Young Women Equally Susceptible to Heart Diseases: Survey
If the findings of a new survey are anything to go by, young women are as much susceptible to cardiovascular disease as their old counterparts are.
The survey revelations thus contradict the earlier belief that young women were less exposed to heart diseases due to the presence of oestrogen hormone in the body.
55 percent of the doctors who were surveyed stated that there was a 16-20 percent growth in heart diseases among young women in the last five years. 41 percent of the cardiologists pegged the figure at 10-15 percent growth. The age group under consideration is the 20-40 year old women.
“Quite contrary to conventional medical ideology that due to oestrogen hormone women, especially menstruating ones, are safe from heart diseases. But lately, there has been a significant rise in number of female cardiovascular patients,” said J.P.S. Sawhney, senior cardiologist at the Sir Ganga Ram Hospital here.

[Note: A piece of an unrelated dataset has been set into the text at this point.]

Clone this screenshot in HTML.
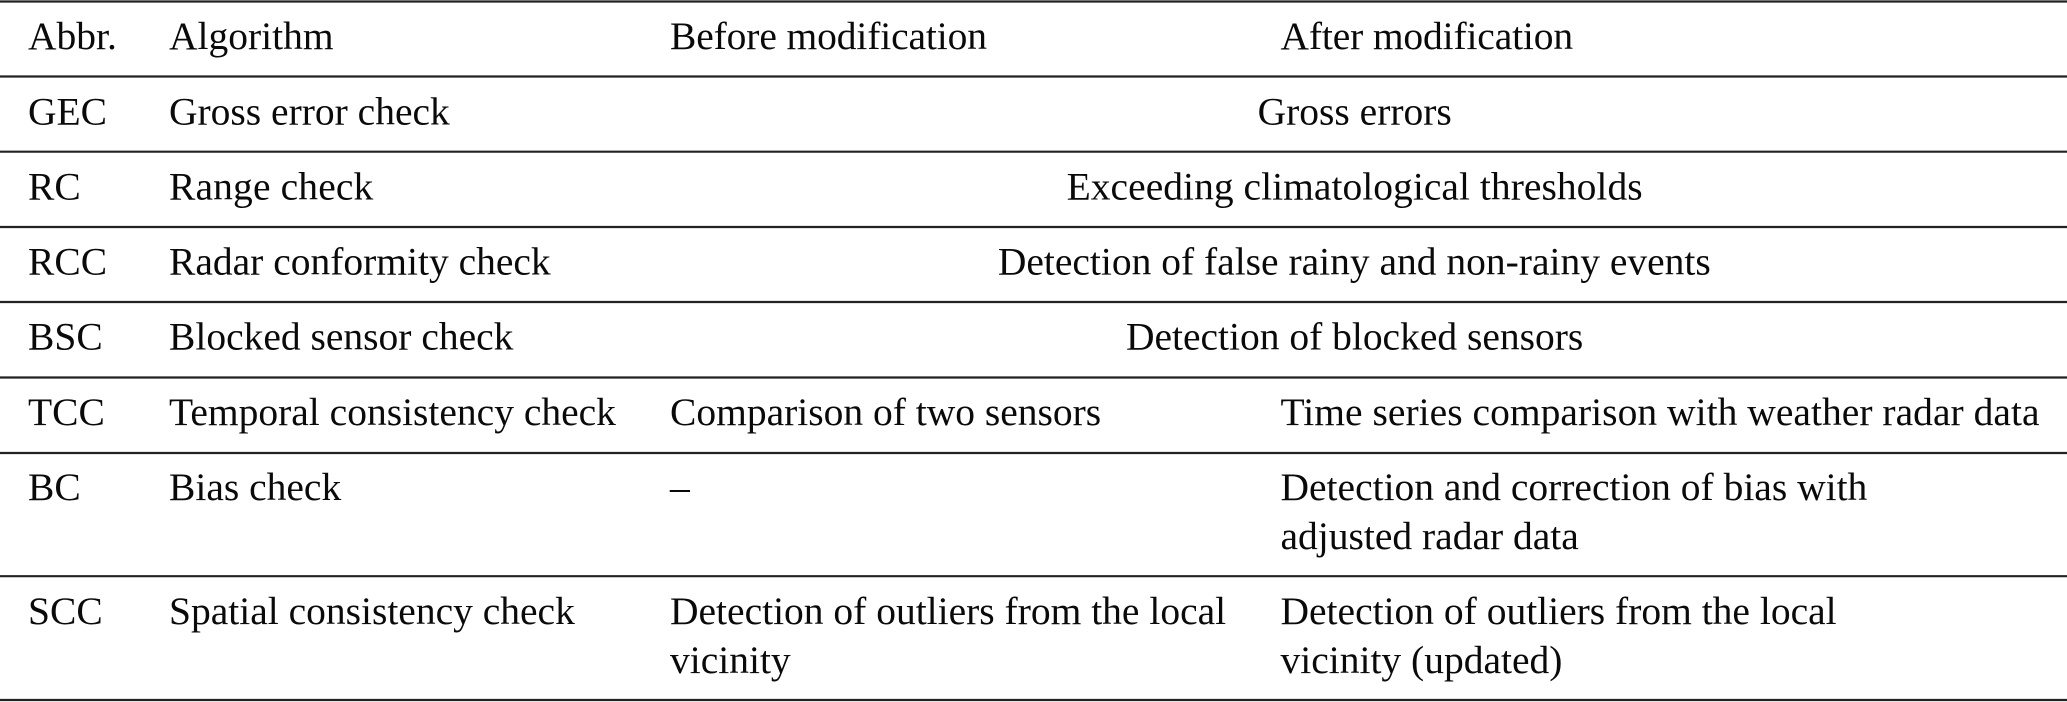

Majority of the doctors (83 percent) felt that Indian women were ignorant about cardiovascular diseases. At the same time, the doctors felt that working women were more aware about heart diseases as compared to non-working women.
Two-third of the cardiologists claimed that many deaths occurred because this medical condition is not diagnosed early.
“Women often overlook symptoms and discomfort pertaining to heart diseases, and rarely consult an expert. Even if they opt for consultation, more often than not, they discontinue the treatment as soon as they get symptomatic relief. The compliance rate is comparatively poor among women,” Sawhney said.
Changing Lifestyle the Culprit
Hitherto, these young women, especially the menstruating ones were considered safe, however the changing lifestyles has altered that state.
Yes, the blame has unequivocally been put on the changing lifestyle of the young women.
“The trend may be attributed to changing lifestyle which is bringing such drastic hormonal changes that heart protecting effect of oestrogen hormone is getting nullified,” Sawhney said.
In addition to an increased risk of heart diseases, the lifestyle changes has also brought in its wake a heightened chance of contracting obesity, hypertension and diabetes.
The findings are from the survey ‘Visualising the Extent of Heart Disease in Indian Women’ under which responses were gathered from close to 600 cardiologists and general practitioners.